本来ならば仕事に行かなければならないのだが、先日の事件で負傷してしまい、大した怪我ではないが医者から自宅休養を命じられた。
その事件は三日前。
東でも強硬派と有名なテロリストどもが人質をとって銀行を占領した。
どうにか犯人達を捕まえたのだが、銀行の近くにまだ仲間が隠れていたらしい。
奴らを護送車へと移動させていると、仲間らしき男がこちらに銃を突き付けながら物凄い勢いで走ってきた。
それだけならまだよかったのだが。
運悪く私達と奴の中間辺りに五〜六歳の少女がぽつんと立ち竦み、まったく動こうとしなかった。
確か人質の一人だったと思う。
きっと銀行から出るときに母親とはぐれてしまったのだろう。
大きな瞳に涙を浮かべながら、その場を動こうとしない。
いや、自分の方に向かってくる男が怖くて動けずにいるのだ。
……ヤバい。
男の目は、私達ではなく少女を捕えている。
少女を人質にとり、仲間を解放するよう要求するつもりだ。
コンマ何秒かでそう考えると、自然に身体が動きだした。
焔なんて使ったら、少女に当たってしまう。
とうとう泣きだした少女を庇うように男の前に飛び出すと、男はびっくりしたのかバン!と銃を発砲してきた。
「う……っ」
その弾は右ふくらはぎを貫通。
痛さに顔を歪めたが、幸い少女には怪我はなく胸を撫で下ろした。
男は近くにいた者に取り押さえられ、護送車へと連行されていく。
「大佐!!」
泣き喚く少女を宥めながら傷口の止血をしていると、人質のケアをしていた中尉が血相を変えて駆け寄ってきた。
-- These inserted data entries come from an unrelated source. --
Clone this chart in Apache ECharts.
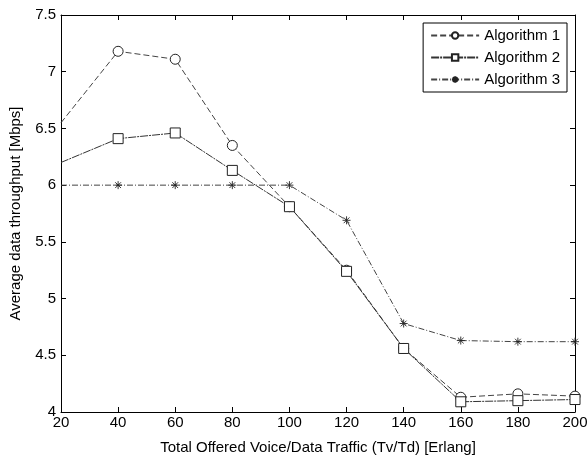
<!DOCTYPE html>
<html><head><meta charset="utf-8">
<script src="https://cdn.jsdelivr.net/npm/echarts@6/dist/echarts.min.js"></script>
<style>html,body{margin:0;padding:0;background:#fff}#c{width:587px;height:457px}</style>
</head><body><div id="c"></div>
<script>
const traffic = [20, 40, 60, 80, 100, 120, 140, 160, 180, 200];
const alg1 = [6.55, 7.18, 7.11, 6.35, 5.81, 5.25, 4.56, 4.13, 4.16, 4.14];
const alg2 = [6.20, 6.41, 6.46, 6.13, 5.81, 5.24, 4.56, 4.09, 4.10, 4.11];
const alg3 = [6.00, 6.00, 6.00, 6.00, 6.00, 5.69, 4.78, 4.63, 4.62, 4.62];
const names = ['Algorithm 1', 'Algorithm 2', 'Algorithm 3'];

function pts(arr) {
  return arr.map((v, i) => i === 0 ? { value: [traffic[i], v], symbol: 'none' } : [traffic[i], v]);
}
const font = 'Liberation Sans, Arial, sans-serif';
const star = 'path://M0,-5L0,5M-5,0L5,0M-3.6,-3.6L3.6,3.6M-3.6,3.6L3.6,-3.6';
const chart = echarts.init(document.getElementById('c'));
const axisCommon = {
  axisLine: { show: true, lineStyle: { color: '#000', width: 1 } },
  axisTick: { show: true, inside: true, length: 5, lineStyle: { color: '#000' } },
  splitLine: { show: false }
};
chart.setOption({
  animation: false,
  backgroundColor: '#fff',
  grid: { left: 61, top: 15, right: 12, bottom: 45, containLabel: false, outerBoundsMode: 'none' },
  legend: {
    top: 23, right: 20, orient: 'vertical',
    backgroundColor: '#fff', borderColor: '#000', borderWidth: 1,
    padding: [5, 7, 5, 7], itemGap: 7, itemWidth: 48, itemHeight: 8,
    textStyle: { fontFamily: font, fontSize: 15, color: '#000' },
    data: names
  },
  xAxis: [
    Object.assign({ type: 'value', min: 20, max: 200, interval: 20,
      name: 'Total Offered Voice/Data Traffic (Tv/Td) [Erlang]', nameLocation: 'middle', nameGap: 28,
      nameTextStyle: { fontFamily: font, fontSize: 15, color: '#000' },
      axisLabel: { fontFamily: font, fontSize: 15, color: '#000', margin: 3 } }, axisCommon),
    Object.assign({ type: 'value', min: 20, max: 200, interval: 20, position: 'top',
      axisLabel: { show: false } }, axisCommon)
  ],
  yAxis: [
    Object.assign({ type: 'value', min: 4, max: 7.5, interval: 0.5,
      name: 'Average data throughput [Mbps]', nameLocation: 'middle', nameGap: 38,
      nameTextStyle: { fontFamily: font, fontSize: 15, color: '#000' },
      axisLabel: { fontFamily: font, fontSize: 15, color: '#000', margin: 5 } }, axisCommon),
    Object.assign({ type: 'value', min: 4, max: 7.5, interval: 0.5, position: 'right',
      axisLabel: { show: false } }, axisCommon)
  ],
  series: [
    { name: names[0], type: 'line', data: pts(alg1), symbol: 'circle', symbolSize: 10,
      lineStyle: { color: '#444', width: 1, type: [6, 3] },
      itemStyle: { color: '#fff', borderColor: '#222', borderWidth: 1 } },
    { name: names[1], type: 'line', data: pts(alg2), symbol: 'rect', symbolSize: 10,
      lineStyle: { color: '#333', width: 1, type: [8, 1, 2, 1] },
      itemStyle: { color: '#fff', borderColor: '#222', borderWidth: 1 } },
    { name: names[2], type: 'line', data: pts(alg3), symbol: star, symbolSize: 8,
      lineStyle: { color: '#444', width: 1, type: [6, 2, 1, 2] },
      itemStyle: { color: '#000', borderColor: '#222', borderWidth: 0.9 } }
  ]
});
</script></body></html>
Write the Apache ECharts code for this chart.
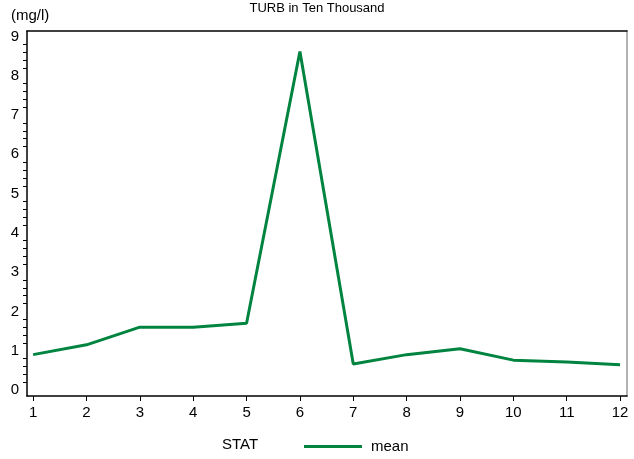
<!doctype html>
<html lang="en">
<head>
    <meta charset="utf-8">
    <title>TURB in Ten Thousand</title>
    <script src="https://cdn.jsdelivr.net/npm/echarts@6/dist/echarts.min.js"></script>
</head>
<body style="margin:0">
    <div id="main" style="width:634px; height:459px;"></div>
    <script type="text/javascript">
        // monthly mean turbidity
        var months = [1, 2, 3, 4, 5, 6, 7, 8, 9, 10, 11, 12];
        var meanValues = [0.90, 1.15, 1.60, 1.60, 1.70, 8.62, 0.66, 0.90, 1.05, 0.76, 0.71, 0.64];
        var yLabels = [0, 1, 2, 3, 4, 5, 6, 7, 8, 9];

        // minor ticks every 0.2 between the labels
        var yMinor = [];
        for (var i = 0; i < 9; i++) {
            for (var k = 1; k < 5; k++) yMinor.push(+(i + k * 0.2).toFixed(1));
        }

        var font = 'Liberation Sans, Arial, sans-serif';
        var chartDom = document.getElementById('main');
        var myChart = echarts.init(chartDom);
        var option = {
            animation: false,
            title: {
                text: 'TURB in Ten Thousand',
                left: 'center',
                top: -3,
                textStyle: { fontFamily: font, fontSize: 13, fontWeight: 'normal', color: '#000' }
            },
            graphic: [
                { type: 'text', left: 11, top: 8, style: { text: '(mg/l)', font: '15px ' + font, fill: '#000' } },
                { type: 'text', left: 222, top: 437, style: { text: 'STAT', font: '15px ' + font, fill: '#000' } }
            ],
            legend: {
                left: 299,
                top: 434,
                itemWidth: 58,
                itemHeight: 3,
                icon: 'rect',
                textStyle: { fontFamily: font, fontSize: 15, color: '#000', padding: [0, 0, 0, 4] },
                data: ['mean']
            },
            grid: { left: 27, right: 7, top: 31, bottom: 63 },
            xAxis: [{
                type: 'value',
                min: 0.885,
                max: 12.13,
                splitLine: { show: false },
                axisLine: { onZero: false, lineStyle: { color: '#000', width: 1.5 } },
                axisTick: { customValues: months, length: 5, lineStyle: { color: '#000' } },
                axisLabel: { customValues: months, margin: 9, fontFamily: font, fontSize: 15, color: '#000' }
            }, {
                type: 'value',
                position: 'top',
                min: 0.885,
                max: 12.13,
                splitLine: { show: false },
                axisLine: { show: true, onZero: false, lineStyle: { color: '#000', width: 1.5 } },
                axisTick: { show: false },
                axisLabel: { show: false }
            }],
            yAxis: [{
                type: 'value',
                min: -0.153,
                max: 9.14,
                splitLine: { show: false },
                axisLine: { show: true, onZero: false, lineStyle: { color: '#000', width: 1.5 } },
                axisTick: { show: true, customValues: yMinor, length: 4, lineStyle: { color: '#000' } },
                axisLabel: { customValues: yLabels, margin: 8, fontFamily: font, fontSize: 15, color: '#000' }
            }, {
                type: 'value',
                position: 'right',
                min: -0.153,
                max: 9.14,
                splitLine: { show: false },
                axisLine: { show: true, onZero: false, lineStyle: { color: '#999', width: 1.5 } },
                axisTick: { show: false },
                axisLabel: { show: false }
            }],
            series: [{
                name: 'mean',
                type: 'line',
                data: months.map(function (m, idx) { return [m, meanValues[idx]]; }),
                symbol: 'none',
                color: '#00843f',
                lineStyle: { width: 3, color: '#00843f' }
            }]
        };
        myChart.setOption(option);
    </script>
</body>
</html>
「弾は抜けてるし、大きな血管は傷ついていない。心配するな」
それよりこの子を頼むと、慌てふためきながら私の止血を手伝っている彼女に少女を託した。
少女を抱き留めた中尉は、泣きそうな顔で私を心配そうに見ている。
「大丈夫と言っただろう?血も止まってきたようだし」
中尉を安心させるように笑うが、彼女はまだ苦い顔をしている。
しかし少女を抱いたまま立ち上がると、眉をしかめながらも頷いた。
「…わかりました。あとで病院に伺いますので」
おとなしく治療を受けてくださいねと言い残すと、名残惜しそうに少女を連れて私のもとから離れていった。
それが私が自宅療養しているいきさつだ。
負傷者は私以外出ず、これくらいの怪我で済んでよかったと思っている。
そんなことを考えていると玄関のチャイムが鳴った。
それが誰なのかわかっているし、勝手に入ってくるのも承知していたが、ベッドから降り、痛む右足を引きずりながら玄関へと向かった。